Is the TS2410LS a good choice now since the TS 3660 is not available anymore or can anybody recommend another saw.

By the way I forgot to say that I am not in the United States so shipping is a concern too. A smaller package will be cheaper to send to me. 

Thanks in advance again for your insights.


----------



## knotscott (Nov 8, 2007)

Knowing your general location might be helpful. 

The 2410 is a capable saw but still has the same disadvantages mentioned earlier. You could get the Delta 36-979 (980 w/fence) for $600 from Lowes.....10% moving coupon brings it to $540. Nice saw. 

















Used is always an option.


----------



## BobbyfromHouston (Jul 4, 2008)

I like the Delta that was shown above. I have to of them. One older than the other. I think they are great. I wouldn't get anything but a cabinet saw, but that doesn't fit in the $500 budget you set. I think you would be very happy with the Delta. I have seen lots of problems with the Ridgid fence.


----------



## JayL (Jun 8, 2008)

Thank you very much again for your replies. 

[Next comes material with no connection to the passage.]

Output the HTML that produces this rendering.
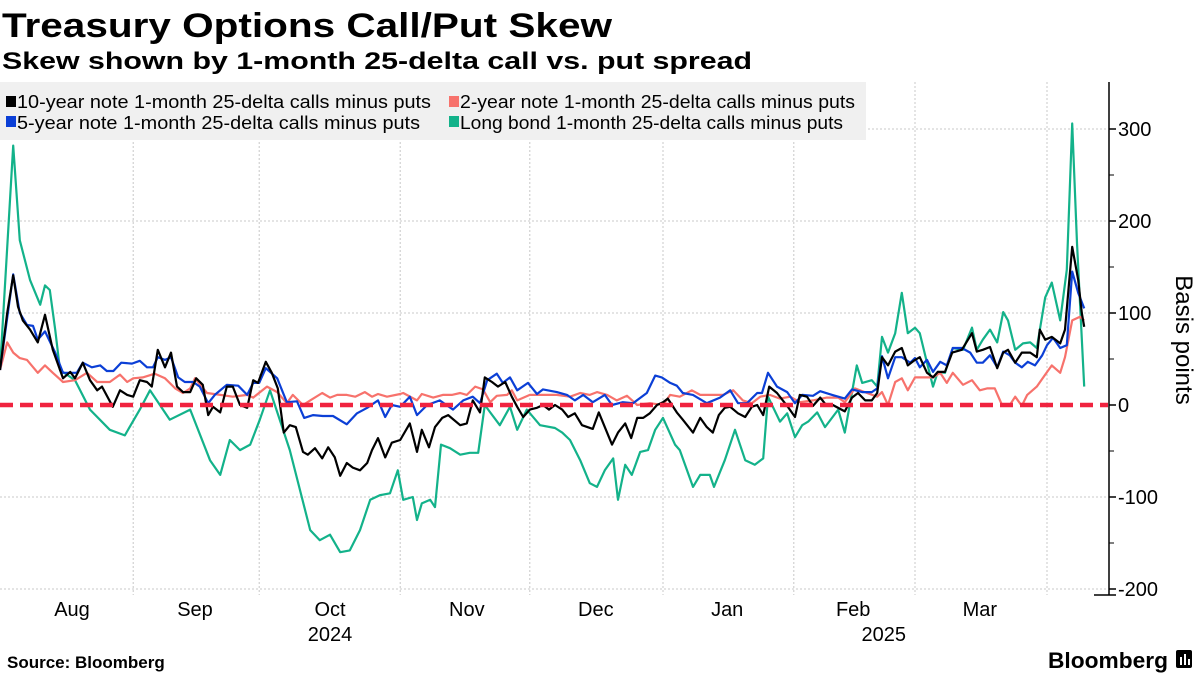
<!DOCTYPE html>
<html><head><meta charset="utf-8"><style>
html,body{margin:0;padding:0;background:#fff;}
svg{display:block;font-family:"Liberation Sans",sans-serif;}
</style></head><body>
<svg id="chart" width="1200" height="675" viewBox="0 0 1200 675" xmlns="http://www.w3.org/2000/svg">
<text x="2" y="37" font-size="34" font-weight="bold" textLength="610" lengthAdjust="spacingAndGlyphs">Treasury Options Call/Put Skew</text>
<text x="2" y="69" font-size="24" font-weight="bold" textLength="750" lengthAdjust="spacingAndGlyphs">Skew shown by 1-month 25-delta call vs. put spread</text>
<g id="grid"></g>
<g id="legend">
<rect x="0" y="82" width="866" height="58" fill="#f0f0f0"/>
<g><rect x="6" y="96" width="10" height="11" fill="#000"/><text x="17" y="108" font-size="18" textLength="414" lengthAdjust="spacingAndGlyphs">10-year note 1-month 25-delta calls minus puts</text></g>
<g><rect x="449" y="96" width="10" height="11" fill="#f7726c"/><text x="460" y="108" font-size="18" textLength="395" lengthAdjust="spacingAndGlyphs">2-year note 1-month 25-delta calls minus puts</text></g>
<g><rect x="6" y="116" width="10" height="11" fill="#0b3fd6"/><text x="17" y="129" font-size="18" textLength="403" lengthAdjust="spacingAndGlyphs">5-year note 1-month 25-delta calls minus puts</text></g>
<g><rect x="449" y="116" width="10" height="11" fill="#13b28a"/><text x="460" y="129" font-size="18" textLength="383" lengthAdjust="spacingAndGlyphs">Long bond 1-month 25-delta calls minus puts</text></g>
</g>
<g id="series"></g>
<g id="axes"></g>
<text transform="translate(1176,340) rotate(90)" text-anchor="middle" font-size="24">Basis points</text>
<text x="7" y="668" font-size="17" font-weight="bold">Source: Bloomberg</text>
<g><text x="1048" y="668" font-size="22" font-weight="bold" textLength="120" lengthAdjust="spacingAndGlyphs">Bloomberg</text><rect x="1176" y="650" width="16" height="18" rx="2" fill="#000"/><rect x="1180" y="657" width="2" height="8" fill="#fff"/><rect x="1184" y="654" width="2" height="11" fill="#fff"/><rect x="1188" y="659" width="2" height="6" fill="#fff"/></g>
</svg>
<script>
const monthLabels = ["Aug","Sep","Oct","Nov","Dec","Jan","Feb","Mar"];
const monthLabelDays = [12,32.5,55,77.8,99.3,121.2,142.2,163.3];
const monthStartDays = [22.2,43.2,66.7,88.3,110.5,132.3,152.5,174.5];
const yearLabels = ["2024","2025"];
const yearLabelDays = [55,147.3];
const yTicks = [-200,-100,0,100,200,300];
const yMinorTicks = [-150,-50,50,150,250];

const tenYear = [[0,38],[1.2,100],[2.2,141],[3,107],[3.8,92],[5,82],[6.3,68],[7.5,98],[8.8,60],[10.5,29],[11.7,36],[12.5,29],[13.8,46],[15,27],[16.2,16],[17,20],[18.8,-2],[20,16],[21.2,11],[22.2,9],[23.3,27],[24.5,25],[25.3,20],[26.3,60],[27.5,41],[28.5,57],[29.5,20],[30.5,14],[31.7,14],[32.7,29],[33.8,22],[34.7,-11],[35.5,-2],[36.7,-8],[37.8,20],[38.8,20],[40,0],[41.2,-3],[42.2,27],[43,24],[44.3,47],[45.3,35],[46.3,18],[47.3,-30],[48.3,-22],[49.3,-24],[50.5,-51],[51.3,-54],[52.5,-47],[53.7,-58],[54.7,-46],[55.8,-57],[56.7,-77],[57.8,-63],[58.8,-68],[60,-71],[61.2,-63],[62,-49],[63,-36],[64.2,-57],[65.3,-41],[66.7,-38],[68.3,-20],[69.5,-51],[70.3,-27],[71.5,-46],[72.5,-24],[73.7,-14],[74.7,-11],[76.7,-22],[77.8,-20],[78.8,5],[80,-8],[80.8,30],[82,25],[83,20],[84.2,25],[85.3,9],[86.2,-2],[87.2,-13],[88.3,-5],[89.5,-3],[90.5,0],[91.5,-5],[92.5,0],[93.7,-5],[94.7,-13],[95.8,-9],[97,-22],[98.8,-26],[99.8,-8],[100.8,-24],[102,-43],[103,-30],[104.2,-20],[105.2,-36],[106.2,-14],[107.2,-14],[108.3,-9],[109.5,0],[110.5,3],[111.3,7],[112.8,-8],[113.8,-16],[115.5,-30],[116.7,-14],[117.8,-24],[118.8,-30],[119.8,-11],[120.8,-3],[121.7,-2],[123,-9],[124.2,-13],[125.3,-2],[126.2,0],[127.2,-11],[128.2,20],[129.5,13],[131.3,-2],[132.5,-13],[133.3,11],[134.5,9],[135.5,-1],[136.7,8],[137.8,-1],[138.8,0],[140.8,-7],[142,8],[143,13],[144.2,5],[145.3,5],[146.2,13],[147,52],[148,43],[149.2,58],[150.3,62],[151.3,43],[152.5,49],[153.3,52],[154.5,35],[155.5,30],[156.3,36],[157.5,36],[158.7,57],[160.3,60],[162,78],[162.8,58],[163.8,60],[165,63],[166.2,40],[167.2,57],[168,60],[169.2,46],[170.3,57],[171.7,57],[172.8,52],[173.3,82],[174.2,71],[175.3,74],[176.7,67],[177.5,82],[178.7,172],[179.7,136],[180.3,100],[180.7,85]];

const twoYear = [[0,38],[1.2,68],[2.2,57],[3.3,51],[4.5,49],[6.3,35],[7.5,43],[8.8,35],[10.5,25],[12.5,27],[14.5,35],[16.2,25],[18.3,25],[20,33],[21.2,25],[22.2,29],[23.8,30],[25.8,34],[27.5,29],[29.2,18],[30.5,13],[31.7,18],[32.5,29],[34.5,13],[36.7,11],[38.8,9],[41.2,11],[42.2,8],[44.5,20],[46.2,14],[47.8,2],[48.8,11],[50.5,0],[51.7,5],[53.7,13],[55,8],[56.2,11],[57.8,11],[59.2,9],[60.8,14],[62,9],[63,12],[64.5,9],[66.7,12],[67.2,13],[69.5,5],[70.3,12],[72.2,8],[73.8,11],[75.3,11],[76.7,13],[77.8,11],[79.2,20],[80.5,17],[81.7,3],[82.8,10],[84.5,11],[85.3,16],[86.2,5],[88.3,11],[90.5,11],[92.8,11],[95,9],[96.7,13],[98.3,11],[99.5,14],[101.2,11],[102.8,5],[104.5,10],[106.2,0],[108.3,2],[110.5,0],[111.7,11],[113.3,9],[115.3,16],[116.7,11],[118.8,11],[120.5,11],[122.2,16],[123.8,5],[125.3,2],[126.7,9],[128.3,11],[130,7],[131.7,9],[133.3,3],[135.5,5],[137.8,8],[139.7,8],[140.8,3],[142.5,18],[144.5,13],[146.2,9],[147,14],[148,0],[149.2,25],[150.3,29],[151.3,16],[152.5,30],[154.5,30],[155.5,30],[156.7,35],[157.8,24],[158.8,35],[160.5,22],[162,27],[163.3,16],[164.5,18],[165.8,18],[167,0],[168.3,0],[169.2,9],[170.3,-1],[171.2,11],[172.8,20],[174.2,33],[175.3,43],[176.7,35],[177.5,52],[178.7,92],[180,96],[180.7,92]];

const fiveYear = [[0,38],[2.2,142],[3.3,100],[4.5,87],[5.5,86],[6.3,71],[7.5,80],[9.2,57],[10.5,35],[11.7,35],[12.8,35],[13.8,46],[15.3,41],[16.7,43],[17.8,37],[18.9,37],[20.2,46],[22,45],[23.3,48],[24.5,41],[25.5,41],[26.3,52],[27.5,49],[28.5,52],[29.7,30],[30.8,25],[32.2,25],[33.3,20],[34.7,2],[35.8,11],[37.8,22],[39.7,21],[41.2,11],[42.2,24],[43.2,24],[44.3,40],[46.2,29],[47.8,3],[49.5,4],[50.7,-14],[52.2,-11],[53.8,-12],[55.5,-12],[57.8,-21],[59.5,-9],[61.2,-3],[63,5],[64.2,-13],[65.3,0],[66.7,-2],[68.3,9],[69.5,-11],[71.2,0],[73.3,5],[75.5,-5],[77.2,5],[78.8,9],[80,2],[81.2,27],[82.8,34],[83.8,24],[85,30],[86.2,16],[88,24],[89.5,12],[90.5,17],[92.8,14],[94.5,11],[95.8,5],[97.2,11],[98.8,3],[100.8,11],[102,0],[103.8,3],[105.5,2],[107.8,13],[109.2,32],[110.3,30],[111.7,24],[112.8,21],[113.8,13],[115.5,11],[117.8,2],[120,8],[121.7,16],[123,2],[124.5,2],[126.2,13],[127,13],[128,35],[129.5,20],[131.2,14],[132.5,2],[133.7,11],[135.5,10],[136.7,15],[138.7,11],[140.8,7],[142,17],[143.7,14],[145.3,14],[146.2,18],[147,53],[148,29],[149.2,52],[150.3,52],[151.7,46],[152.5,51],[153.3,41],[154.5,49],[155.5,36],[156.7,47],[157.8,43],[158.8,62],[160.3,62],[161.7,57],[162.8,46],[163.8,46],[165,54],[166.2,41],[167.2,58],[168.3,54],[169.2,46],[170.3,41],[171.3,47],[172.5,43],[173.7,54],[174.5,65],[175.5,73],[176.7,62],[177.8,65],[178.7,145],[179.7,122],[180.7,105]];

const longBond = [[0,38],[2.2,282],[3.3,179],[5,136],[6.7,109],[7.5,130],[8.3,125],[9.2,82],[10,38],[12.5,27],[15,-5],[18.3,-27],[20.8,-33],[23.3,-5],[25,16],[28.3,-16],[31.7,-5],[35,-60],[36.7,-76],[38.3,-38],[40,-49],[41.7,-43],[43.3,-16],[45,16],[48.3,-49],[51.7,-136],[53.3,-147],[55,-141],[56.7,-160],[58.3,-158],[60,-136],[61.7,-103],[63.3,-98],[65,-96],[66.3,-71],[67.2,-103],[68.8,-100],[69.5,-125],[70.3,-107],[71.7,-103],[72.5,-111],[73.5,-43],[75,-47],[76.7,-54],[78.3,-52],[79.7,-52],[80.8,0],[81.7,-8],[83.3,-22],[85,-2],[86.2,-27],[87.8,-5],[90,-22],[92.5,-25],[93.7,-30],[95,-38],[96.7,-60],[98.3,-85],[99.5,-89],[100.8,-71],[102.2,-58],[103,-103],[104.2,-65],[105.3,-76],[106.7,-51],[108,-49],[109.2,-27],[110.5,-14],[112.5,-43],[113.3,-49],[115.5,-89],[116.7,-76],[118.3,-76],[119,-89],[120.8,-60],[122.5,-27],[124.2,-60],[125.8,-65],[127.2,-58],[128,9],[130,-18],[131.2,-9],[132.5,-35],[133.7,-22],[134.7,-18],[136.2,-8],[137.5,-24],[139.7,-5],[140.8,-30],[142.8,43],[143.7,24],[145.3,27],[146.2,20],[147,74],[148,57],[149.2,78],[150.3,122],[151.3,78],[152.5,84],[153.3,78],[154.5,46],[155.5,20],[156.3,36],[157.5,35],[158.8,62],[160.5,60],[162,84],[162.8,60],[163.8,71],[165,82],[166.2,68],[167.2,101],[168,92],[169.2,60],[170.5,67],[171.7,68],[172.8,62],[174.2,117],[175.3,133],[176.7,92],[177.8,147],[178.7,306],[179.5,176],[180.7,20]];

const NS = "http://www.w3.org/2000/svg";
function xScale(d){ return d * 6.0; }
function yScale(v){ return 405 - v * 0.92; }
function mk(tag, attrs, parent){
  const el = document.createElementNS(NS, tag);
  for (const k in attrs) el.setAttribute(k, attrs[k]);
  parent.appendChild(el);
  return el;
}
const grid = document.getElementById('grid');
const axes = document.getElementById('axes');
const series = document.getElementById('series');

yTicks.forEach(function(t){
  if (t === 0) return;
  const g = mk('line', {x1:0, x2:1108, y1:yScale(t), y2:yScale(t), stroke:'#c8c8c8', 'stroke-width':1, 'stroke-dasharray':'2,2'}, grid);
  
  
});
monthStartDays.forEach(function(d){
  const g = mk('line', {x1:xScale(d), x2:xScale(d), y1:82, y2:595, stroke:'#c8c8c8', 'stroke-width':1, 'stroke-dasharray':'2,2'}, grid);
  
  
});

function drawLine(data, color, name, width){
  const d = data.map(function(p, i){ return (i ? 'L' : 'M') + xScale(p[0]).toFixed(1) + ',' + yScale(p[1]).toFixed(1); }).join('');
  const path = mk('path', {d:d, fill:'none', stroke:color, 'stroke-width':width, 'stroke-linejoin':'round'}, series);
  
  
}
drawLine(longBond, '#13b28a', 'long-bond-line', 2.2);
drawLine(twoYear, '#f7726c', 'two-year-line', 2.2);
drawLine(fiveYear, '#0b3fd6', 'five-year-line', 2.2);
drawLine(tenYear, '#000000', 'ten-year-line', 2.2);

const zero = mk('line', {x1:0, x2:1108, y1:yScale(0), y2:yScale(0), stroke:'#f0233f', 'stroke-width':4.5, 'stroke-dasharray':'13,7'}, series);



const axisLine = mk('line', {x1:1109, x2:1109, y1:82, y2:595, stroke:'#000', 'stroke-width':1.5}, axes);


const xAxisStub = mk('line', {x1:1094, x2:1116, y1:595, y2:595, stroke:'#000', 'stroke-width':1.5}, axes);


yTicks.forEach(function(t){
  const tk = mk('line', {x1:1109, x2:1116, y1:yScale(t), y2:yScale(t), stroke:'#000', 'stroke-width':1.5}, axes);
  
  
  const lb = mk('text', {x:1118, y:yScale(t) + 7, 'font-size':20}, axes);
  lb.textContent = String(t);
  
  
});
yMinorTicks.forEach(function(t){
  const tk = mk('line', {x1:1109, x2:1114, y1:yScale(t), y2:yScale(t), stroke:'#000', 'stroke-width':1}, axes);
  
  
});
monthLabels.forEach(function(m, i){
  const lb = mk('text', {x:xScale(monthLabelDays[i]), y:616, 'font-size':20, 'text-anchor':'middle'}, axes);
  lb.textContent = m;
  
  
});
yearLabels.forEach(function(yv, i){
  const lb = mk('text', {x:xScale(yearLabelDays[i]), y:641, 'font-size':20, 'text-anchor':'middle'}, axes);
  lb.textContent = yv;
  
  
});
</script>
</body></html>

The saw that I will be buying will be shipped from Chicago Illinois to Manila Philippines where I will use it.

There is not much price difference between the TS-3660 and the Delta 36-980 and if I am getting a better saw then I can stretch the budget.

My only concern is the size of the Delta saw's original packaging. Can anybody please give me an approximate size of the box dimensions.


----------



## BobbyfromHouston (Jul 4, 2008)

The last one I bought came in two boxes. One for the fence and one for the saw. The fence box was about 12 inches x 3 inches x 40 inches roughly. The other box was about 16 inches x 24 inches x 30 inches roughly.


----------



## JayL (Jun 8, 2008)

Can anybody please help me. I need to know the dimensions of the box the TS2410LS comes with.

Thanks in advance.


----------



## Danoam (Feb 20, 2009)

I think that the box my ts2400ls came in was about 24x36x48, its been a while since I got mine. Same saw, just a different stand so the box should be about the same.


----------



## mike65072 (Apr 13, 2008)

I looked at contractor type saws before I bought a TS2400LS. I don't believe you lose any capabilities with this saw. The table itself is not much smaller than most contractor saws and the fence is tight and very accurate. It is easy to move around in the shop and the stand is remarkabily solid. I like the fact that I can move the saw outside for outdoor projects and/or put it in the back of my truck to help out friends on their projects. I've added a Freud blade and Incra miter jig and use a couple of roller stands for longer boards. Well worth the money, and the ridgid lifetime warranry is hard to beat. Good luck, Mike


----------



## soniferry (Feb 27, 2009)

*Hybrid Saws*
In recent years, tool manufacturers have begun to recognize the gulf between the affordable contractor saw and the cabinet saw, and have responded by developing a new class of table saw. "Hybrid" table saws capture some of the most valuable features of the cabinet saw at a price that's still in range for the hobbyist. 
Some hybrid saws have a cabinet type of base and others have a shorter base and legs, but in either case, the base is fully enclosed, with the motor mounted inside the base, instead of on the back of the saw. Hybrid saws are equipped with more substantial trunnions and arbor bearings, often a more advanced drive belt system, and better gearing than most contractor saws. In addition, the trunnions of many hybrid saws are mounted to the base of the saw, making precision alignment of the blade with the miter slot and the blade much easier.
Hybrid saws are essentially a scaled down version of the cabinet saw. They're lighter weight, and are equipped with motors in the 1-1/2 - 1-3/4 HP range (which means that they can be used with standard 110 volt service). Many believe that hybrid saws represent the wave of the future for home shops, and while they're not quite in the same class as their larger cousins, hybrid saws are sturdy and well constructed, and offer many advantages for the serious hobbyist.


----------



## timber715 (Mar 24, 2009)

JayL said:


> Can anybody please help me. I need to know the dimensions of the box the TS2410LS comes with.
> 
> Thanks in advance.


Hello JayL, I too am from Manila Philippines and having a hard time getting myself a table saw. the only decent one available is the Makita 2703 and the upcoming MLT100. please should you decide to get a table saw PM me the cost of shipping it would entail. Much thanks...


----------



## JayL (Jun 8, 2008)

timber715 said:


> Hello JayL, I too am from Manila Philippines and having a hard time getting myself a table saw. the only decent one available is the Makita 2703 and the upcoming MLT100. please should you decide to get a table saw PM me the cost of shipping it would entail. Much thanks...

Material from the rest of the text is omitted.